Increased generation capacity from non-dispatchable energy resources such as wind and solar has created challenges to ensuring the reliable delivery of electric power. This research develops a systematic three-step method of assessing the reliability of electric power systems under a variety of different possible fault conditions to ensure that overall system stability is preserved in a manner the meets regulatory requirements. The first step is a risk-based reliability method (RBRM) that accounts for the probability of a line outage versus the severity of impact. This allows system planners to judiciously allocate expenses for reliability improvements based on the greatest economic benefit.

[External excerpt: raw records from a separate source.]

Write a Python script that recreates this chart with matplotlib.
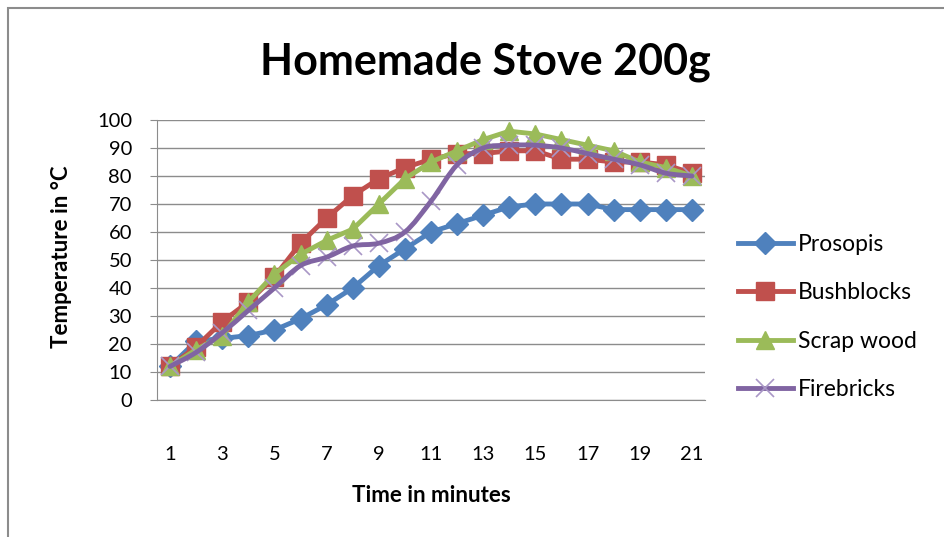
import numpy as np
import matplotlib
matplotlib.use("Agg")
import matplotlib.pyplot as plt
from matplotlib.path import Path
from matplotlib.patches import PathPatch, Rectangle

plt.rcParams['font.family'] = ['Lato', 'DejaVu Sans']

minutes = list(range(1, 22))
prosopis = [12, 21, 22, 23, 25, 29, 34, 40, 48, 54, 60, 63, 66, 69, 70, 70, 70, 68, 68, 68, 68]
bushblocks = [12, 19, 28, 35, 44, 56, 65, 73, 79, 83, 86, 88, 88, 89, 89, 86, 86, 85, 85, 84, 81]
scrap_wood = [12, 18, 23, 35, 45, 52, 57, 61, 70, 79, 85, 89, 93, 96, 95, 93, 91, 89, 85, 83, 80]
firebricks = [12, 17, 24, 32, 40, 48, 51, 55, 56, 60, 71, 84, 90, 91, 91, 90, 88, 86, 84, 81, 80]
xtick_labels = [str(m) for m in minutes[::2]]

c_blue = '#4F81BD'
c_red = '#C0504D'
c_green = '#9BBB59'
c_purple = '#8064A2'
c_xmark = '#A997C6'


def smooth_path(x, y, t=1/6):
    # catmull-rom style bezier, roughly what excel does for "smoothed line"
    x = np.asarray(x, float)
    y = np.asarray(y, float)
    verts = [(x[0], y[0])]
    codes = [Path.MOVETO]
    n = len(x)
    for i in range(n - 1):
        p0 = (x[max(i - 1, 0)], y[max(i - 1, 0)])
        p1 = (x[i], y[i])
        p2 = (x[i + 1], y[i + 1])
        p3 = (x[min(i + 2, n - 1)], y[min(i + 2, n - 1)])
        c1 = (p1[0] + (p2[0] - p0[0]) * t, p1[1] + (p2[1] - p0[1]) * t)
        c2 = (p2[0] - (p3[0] - p1[0]) * t, p2[1] - (p3[1] - p1[1]) * t)
        verts += [c1, c2, p2]
        codes += [Path.CURVE4] * 3
    return Path(verts, codes)


fig = plt.figure(figsize=(9.45, 5.37), dpi=100)
ax = fig.add_axes([157/945, 1 - 400/537, (705-157)/945, 280/537])

lw = 3.5
ax.plot(minutes, prosopis, color=c_blue, lw=lw, marker='D', ms=11,
        label='Prosopis', zorder=3)
ax.plot(minutes, bushblocks, color=c_red, lw=lw, marker='s', ms=13,
        label='Bushblocks', zorder=4)
ax.plot(minutes, scrap_wood, color=c_green, lw=lw, marker='^', ms=13,
        label='Scrap wood', zorder=5)
# firebricks: smoothed line + thin x markers
ax.plot(minutes, firebricks, ls='none', marker='x', ms=13, mew=1.2,
        mec=c_xmark, zorder=6)
ax.add_patch(PathPatch(smooth_path(minutes, firebricks), fc='none',
                       ec=c_purple, lw=lw, zorder=6, capstyle='round'))
ax.plot([], [], color=c_purple, lw=lw, marker='x', ms=13, mew=1.2,
        mec=c_xmark, label='Firebricks')

ax.set_xlim(0.5, 21.5)
ax.set_ylim(0, 100)
ax.set_yticks(range(0, 101, 10))
ax.set_xticks(minutes[::2])
ax.set_xticklabels(xtick_labels)
ax.grid(axis='y', color='#8c8c8c', lw=1)
ax.set_axisbelow(True)
for s in ['top', 'right']:
    ax.spines[s].set_visible(False)
for s in ['left', 'bottom']:
    ax.spines[s].set_color('#8c8c8c')
ax.tick_params(axis='y', length=5, color='#8c8c8c', labelsize=14.5, pad=13)
ax.tick_params(axis='x', length=0, labelsize=14.5, pad=33)

fig.text(62/945, 1 - 257/537, 'Temperature in °C', fontsize=16, fontweight='bold',
         rotation=90, ha='center', va='center')
fig.text(431/945, 1 - 495/537, 'Time in minutes', fontsize=16, fontweight='bold',
         ha='center', va='center')
fig.text(485/945, 1 - 62/537, 'Homemade Stove 200g', fontsize=31,
         fontweight='bold', ha='center', va='center')

leg = ax.legend(loc='center left', bbox_to_anchor=(738/945, 1 - 317/537),
                bbox_transform=fig.transFigure, frameon=False, borderpad=0,
                borderaxespad=0, fontsize=16.5, handlelength=2.4,
                labelspacing=1.2, handletextpad=0.2)

# chart border (top and left visible in the reference crop)
fig.patches.append(Rectangle((8/945, -0.1), 1.2, 1.1 - 8/537, transform=fig.transFigure,
                             fill=False, ec='#8c8c8c', lw=1.5))

fig.savefig('out.png', dpi=100)
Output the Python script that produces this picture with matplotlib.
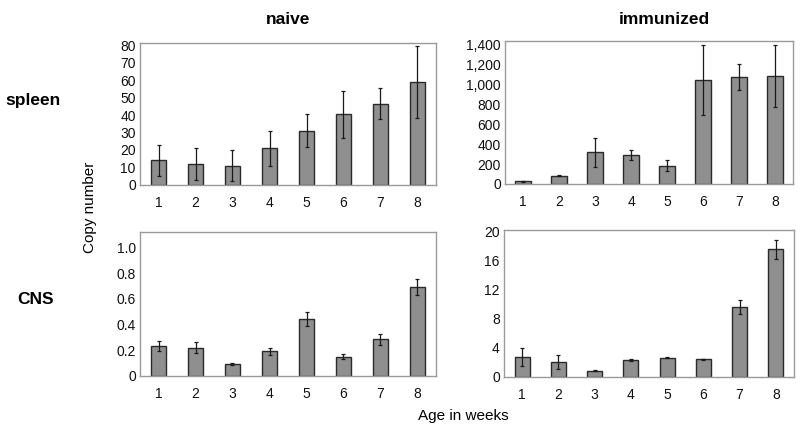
import matplotlib
matplotlib.use("Agg")
import matplotlib.pyplot as plt

plt.rcParams['font.family'] = ['Liberation Sans', 'DejaVu Sans']

weeks = [1, 2, 3, 4, 5, 6, 7, 8]
week_labels = ["1", "2", "3", "4", "5", "6", "7", "8"]

naive_spleen = [14, 12, 11, 21, 31, 40.5, 46.5, 59]
naive_spleen_err = [9, 9, 9, 10, 9.5, 13.5, 9, 20.5]
imm_spleen = [30, 85, 320, 290, 185, 1045, 1075, 1085]
imm_spleen_err = [5, 8, 145, 50, 55, 350, 135, 310]
naive_cns = [0.235, 0.22, 0.09, 0.19, 0.44, 0.15, 0.285, 0.695]
naive_cns_err = [0.04, 0.04, 0.01, 0.03, 0.055, 0.02, 0.045, 0.06]
imm_cns = [2.7, 2.0, 0.85, 2.3, 2.65, 2.4, 9.6, 17.6]
imm_cns_err = [1.2, 1.0, 0.05, 0.08, 0.08, 0.03, 1.0, 1.3]

tl_ticks = [0, 10, 20, 30, 40, 50, 60, 70, 80]
tl_labels = ["0", "10", "20", "30", "40", "50", "60", "70", "80"]
tr_ticks = [0, 200, 400, 600, 800, 1000, 1200, 1400]
tr_labels = ["0", "200", "400", "600", "800", "1,000", "1,200", "1,400"]
bl_ticks = [0, 0.2, 0.4, 0.6, 0.8, 1.0]
bl_labels = ["0", "0.2", "0.4", "0.6", "0.8", "1.0"]
br_ticks = [0, 4, 8, 12, 16, 20]
br_labels = ["0", "4", "8", "12", "16", "20"]

fig = plt.figure(figsize=(8, 4.29), dpi=100)

panels = [
    ([0.175, 0.5688, 0.370, 0.3303], naive_spleen, naive_spleen_err, (0, 81), tl_ticks, tl_labels),
    ([0.63125, 0.5711, 0.360, 0.334], imm_spleen, imm_spleen_err, (0, 1440), tr_ticks, tr_labels),
    ([0.175, 0.1242, 0.370, 0.3357], naive_cns, naive_cns_err, (0, 1.126), bl_ticks, bl_labels),
    ([0.630, 0.1219, 0.3625, 0.342], imm_cns, imm_cns_err, (0, 20.25), br_ticks, br_labels),
]

for rect, vals, errs, ylim, yt, ytl in panels:
    ax = fig.add_axes(rect)
    ax.bar(weeks, vals, width=0.42, color="#8f8f8f", edgecolor="#2a2a2a", linewidth=1.0, zorder=2)
    ax.errorbar(weeks, vals, yerr=errs, fmt="none", ecolor="#1a1a1a", elinewidth=0.9,
                capsize=1.5, capthick=0.9, zorder=3)
    ax.set_xlim(0.5, 8.5)
    ax.set_ylim(*ylim)
    ax.set_xticks(weeks)
    ax.set_xticklabels(week_labels)
    ax.set_yticks(yt)
    ax.set_yticklabels(ytl)
    for s in ax.spines.values():
        s.set_color("#9a9a9a")
        s.set_linewidth(1.0)
    ax.tick_params(axis="both", length=0, labelsize=10, colors="#111111")
    ax.tick_params(axis="x", pad=8)
    ax.tick_params(axis="y", pad=3)

fig.text(288 / 800, 1 - 19 / 429, "naive", ha="center", va="center", fontsize=12.5, fontweight="bold")
fig.text(664 / 800, 1 - 19 / 429, "immunized", ha="center", va="center", fontsize=12.5, fontweight="bold")
fig.text(33 / 800, 1 - 100 / 429, "spleen", ha="center", va="center", fontsize=12.5, fontweight="bold")
fig.text(36 / 800, 1 - 299 / 429, "CNS", ha="center", va="center", fontsize=12.5, fontweight="bold")
fig.text(90 / 800, 1 - 207 / 429, "Copy number", ha="center", va="center", fontsize=11, rotation=90)
fig.text(463 / 800, 1 - 416 / 429, "Age in weeks", ha="center", va="center", fontsize=11)

fig.savefig("out.png", dpi=100)
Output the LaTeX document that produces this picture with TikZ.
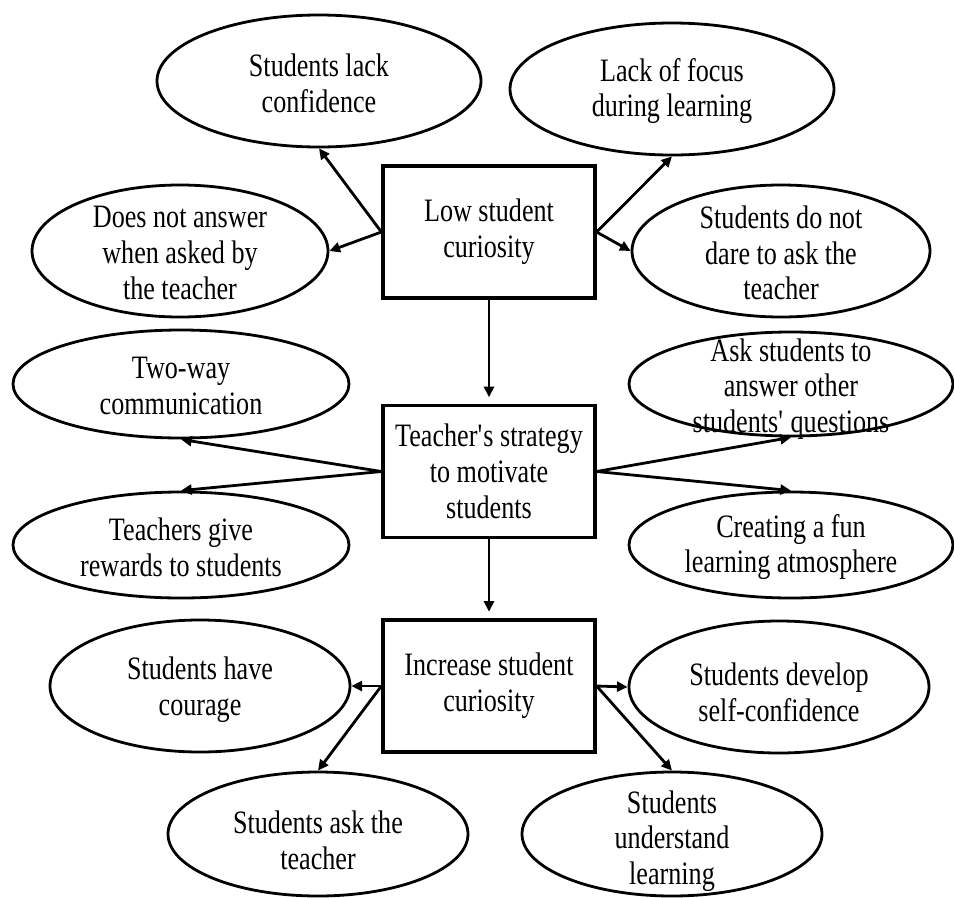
\documentclass[tikz,border=0pt]{standalone}
\usepackage{fontspec}
\setmainfont[FakeStretch=0.8]{Liberation Serif}
\usetikzlibrary{shapes.geometric,arrows.meta}
\tikzset{
  ell/.style n args={2}{draw, ellipse, line width=2.1pt, inner sep=0pt,
    minimum width=#1*0.75pt, minimum height=#2*0.75pt},
  boxnode/.style={draw, rectangle, line width=2.4pt, inner sep=0pt,
    minimum width=212*0.75pt, minimum height=132*0.75pt,
    align=center, font=\fontsize{24.5}{26.8}\selectfont},
  txt/.style={align=center, inner sep=0pt, font=\fontsize{24.5}{26.8}\selectfont},
  arr/.style={line width=2.1pt, -{Triangle[length=8pt,width=7.5pt]}}
}
\begin{document}
\begin{tikzpicture}[x=0.75pt,y=-0.75pt]
\useasboundingbox (0,0) rectangle (954,897);
% boxes
\node[boxnode] (b1) at (489,232) {Low student\\curiosity};
\node[boxnode] (b2) at (489,471.5) {Teacher\textquotesingle s strategy\\to motivate\\students};
\node[boxnode] (b3) at (489,686) {Increase student\\curiosity};
% ellipses
\node[ell={324}{132}] (e1) at (319,81) {};
\node[txt] (t1) at (319,83) {Students lack\\confidence};
\node[ell={296}{132}] (e2) at (180,251) {};
\node[txt] (t2) at (180,253) {Does not answer\\when asked by\\the teacher};
\node[ell={324}{132}] (e3) at (672,89) {};
\node[txt] (t3) at (672,91) {Lack of focus\\during learning};
\node[ell={298}{132}] (e4) at (781,251) {};
\node[txt] (t4) at (781,253) {Students do not\\dare to ask the\\teacher};
\node[ell={336}{108}] (e5) at (181,384) {};
\node[txt] (t5) at (181,386) {Two-way\\communication};
\node[ell={336}{106}] (e6) at (181,545) {};
\node[txt] (t6) at (181,547) {Teachers give\\rewards to students};
\node[ell={324}{104}] (e7) at (791,384) {};
\node[txt] (t7) at (791,389) {Ask students to\\answer other\\students\textquotesingle\ questions};
\node[ell={324}{106}] (e8) at (791,545) {};
\node[txt] (t8) at (791,547) {Creating a fun\\learning atmosphere};
\node[ell={300}{132}] (e9) at (200,686) {};
\node[txt] (t9) at (200,690) {Students have\\courage};
\node[ell={300}{124}] (e10) at (318,834) {};
\node[txt] (t10) at (318,840) {Students ask the\\teacher};
\node[ell={300}{132}] (e11) at (779,687) {};
\node[txt] (t11) at (779,692) {Students develop\\self-confidence};
\node[ell={300}{124}] (e12) at (672,834) {};
\node[txt] (t12) at (672,841) {Students\\understand\\learning};
% connectors
\draw[arr] (b1.west) -- (e1.south);
\draw[arr] (b1.west) -- (e2.east);
\draw[arr] (b1.east) -- (e3.south);
\draw[arr] (b1.east) -- (e4.west);
\draw[arr, shorten >=5pt] (b1.south) -- (b2.north);
\draw[arr] (b2.west) -- (e5.south);
\draw[arr] (b2.west) -- (e6.north);
\draw[arr] (b2.east) -- (e7.south);
\draw[arr] (b2.east) -- (e8.north);
\draw[arr, shorten >=5pt] (b2.south) -- (b3.north);
\draw[arr] (b3.west) -- (e9.east);
\draw[arr] (b3.west) -- (e10.north);
\draw[arr] (b3.east) -- (e11.west);
\draw[arr] (b3.east) -- (e12.north);
\end{tikzpicture}
\end{document}
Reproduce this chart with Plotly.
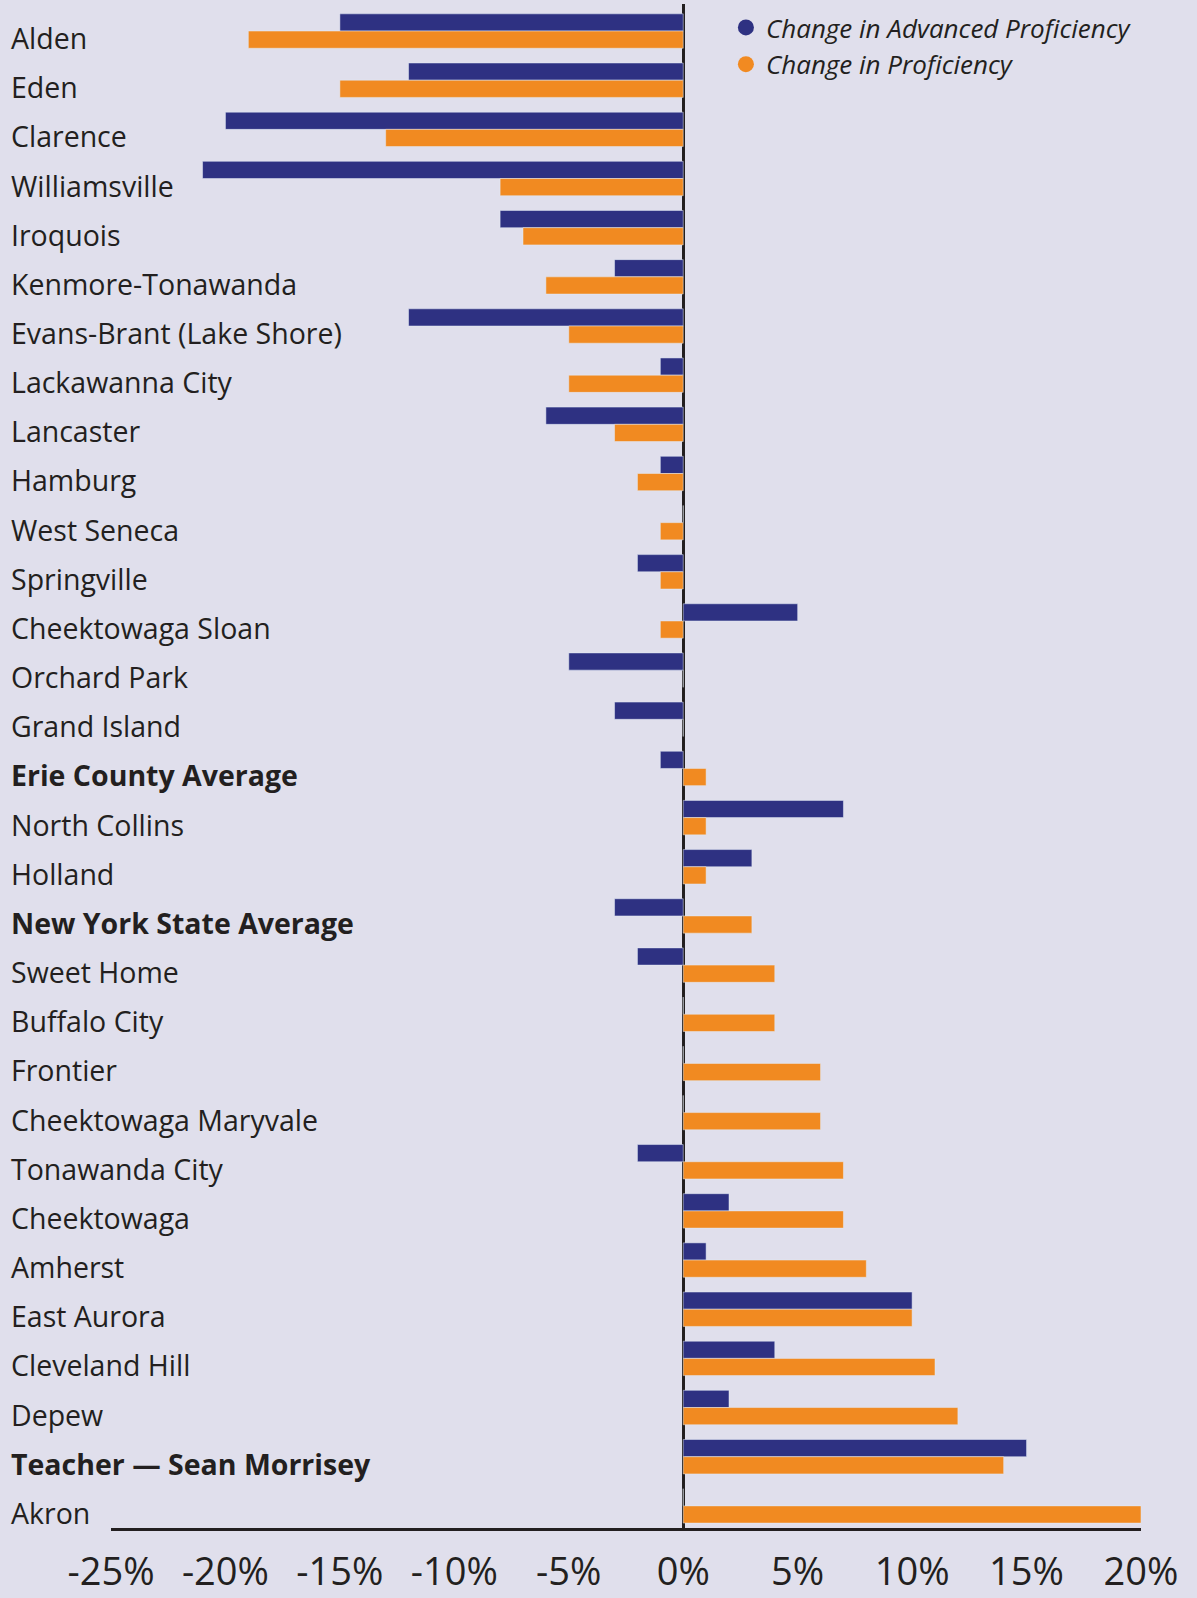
import plotly.graph_objects as go

categories = ["Alden", "Eden", "Clarence", "Williamsville", "Iroquois", "Kenmore-Tonawanda",
              "Evans-Brant (Lake Shore)", "Lackawanna City", "Lancaster", "Hamburg", "West Seneca",
              "Springville", "Cheektowaga Sloan", "Orchard Park", "Grand Island", "Erie County Average",
              "North Collins", "Holland", "New York State Average", "Sweet Home", "Buffalo City",
              "Frontier", "Cheektowaga Maryvale", "Tonawanda City", "Cheektowaga", "Amherst",
              "East Aurora", "Cleveland Hill", "Depew", "Teacher — Sean Morrisey", "Akron"]
bold_categories = ["Erie County Average", "New York State Average", "Teacher — Sean Morrisey"]

advanced_change = [-15, -12, -20, -21, -8, -3, -12, -1, -6, -1, 0, -2, 5, -5, -3, -1, 7, 3, -3, -2,
                   0, 0, 0, -2, 2, 1, 10, 4, 2, 15, 0]
proficiency_change = [-19, -15, -13, -8, -7, -6, -5, -5, -3, -2, -1, -1, -1, 0, 0, 1, 1, 1, 3, 4,
                      4, 6, 6, 7, 7, 8, 10, 11, 12, 14, 20]

tick_values = [-25, -20, -15, -10, -5, 0, 5, 10, 15, 20]
tick_labels = ["-25%", "-20%", "-15%", "-10%", "-5%", "0%", "5%", "10%", "15%", "20%"]

series_names = ["Change in Advanced Proficiency", "Change in Proficiency"]
BLUE = "#2e3182"
ORANGE = "#f18a21"
BG = "#e0dfec"
INK = "#231f20"
FONT = "Open Sans"

fig = go.Figure()
fig.add_trace(go.Bar(y=categories, x=advanced_change, orientation="h", marker_color=BLUE,
                     showlegend=False, name=series_names[0]))
fig.add_trace(go.Bar(y=categories, x=proficiency_change, orientation="h", marker_color=ORANGE,
                     showlegend=False, name=series_names[1]))
# legend entries with round markers
for nm, col in zip(series_names, [BLUE, ORANGE]):
    fig.add_trace(go.Scatter(x=[None], y=[None], mode="markers", name="<i>" + nm + "</i>",
                             marker=dict(color=col, size=18, symbol="circle")))

for c in categories:
    txt = "<b>" + c + "</b>" if c in bold_categories else c
    fig.add_annotation(x=0, xref="paper", y=c, yref="y", text=txt, showarrow=False,
                       xanchor="left", yanchor="middle", xshift=-102, yshift=-7,
                       font=dict(family=FONT, size=28.5, color=INK))

n = len(categories)
fig.update_layout(
    width=1197, height=1598,
    margin=dict(l=111, r=56, t=4, b=70),
    paper_bgcolor=BG, plot_bgcolor=BG,
    barmode="group", bargap=0.3, bargroupgap=0,
    font=dict(family=FONT, color=INK),
    legend=dict(x=0.597, y=1.0, xanchor="left", yanchor="top",
                font=dict(family=FONT, size=26, color=INK), bgcolor="rgba(0,0,0,0)",
                itemsizing="trace", tracegroupgap=0),
    xaxis=dict(range=[-25, 20], tickvals=tick_values, ticktext=tick_labels,
               showgrid=False, zeroline=True, zerolinecolor=INK, zerolinewidth=3,
               showline=True, linecolor=INK, linewidth=3, automargin=False,
               ticks="outside", ticklen=8, tickcolor="rgba(0,0,0,0)",
               tickfont=dict(family=FONT, size=38, color=INK)),
    yaxis=dict(range=[n - 0.55, -0.55], showticklabels=False, showgrid=False,
               zeroline=False, showline=False, automargin=False),
)

fig.write_html("out.html", config={"displayModeBar": False},
               post_script="document.body.style.margin='0';document.body.style.overflow='hidden';")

The second approach is the synchrophasor validation method (SVM) which allows system planners and analysis to develop accurate models of electric power system behavior. This improves the decision making capability for implementing new system designs and equipment choices. The third new area is the development of norm-based wide-area control methods that optimize system stability and reliability based on the statistical characteristics found in the first two steps. This norm-based approach includes calculating optimal values for parameters of flexible ac transmission system (FACTS) devices and high voltage direct current (HVDC) links in order to have results within the regulatory requirements of the North American Electric Reliability Corporation (NERC). Power flow and frequency criteria are used to verify conformance with the regulations. These criteria are evaluated under N-1-1 conditions in two reduced order models to demonstrate the ability of the norm-based wide-area controller to maintain performance of these systems within acceptable ranges. The obtained simulation results confirm the benefits of the proposed technique in meeting regulatory requirements under conditions of N-1-1 contingencies in electric power systems with large amounts of renewable energy resources.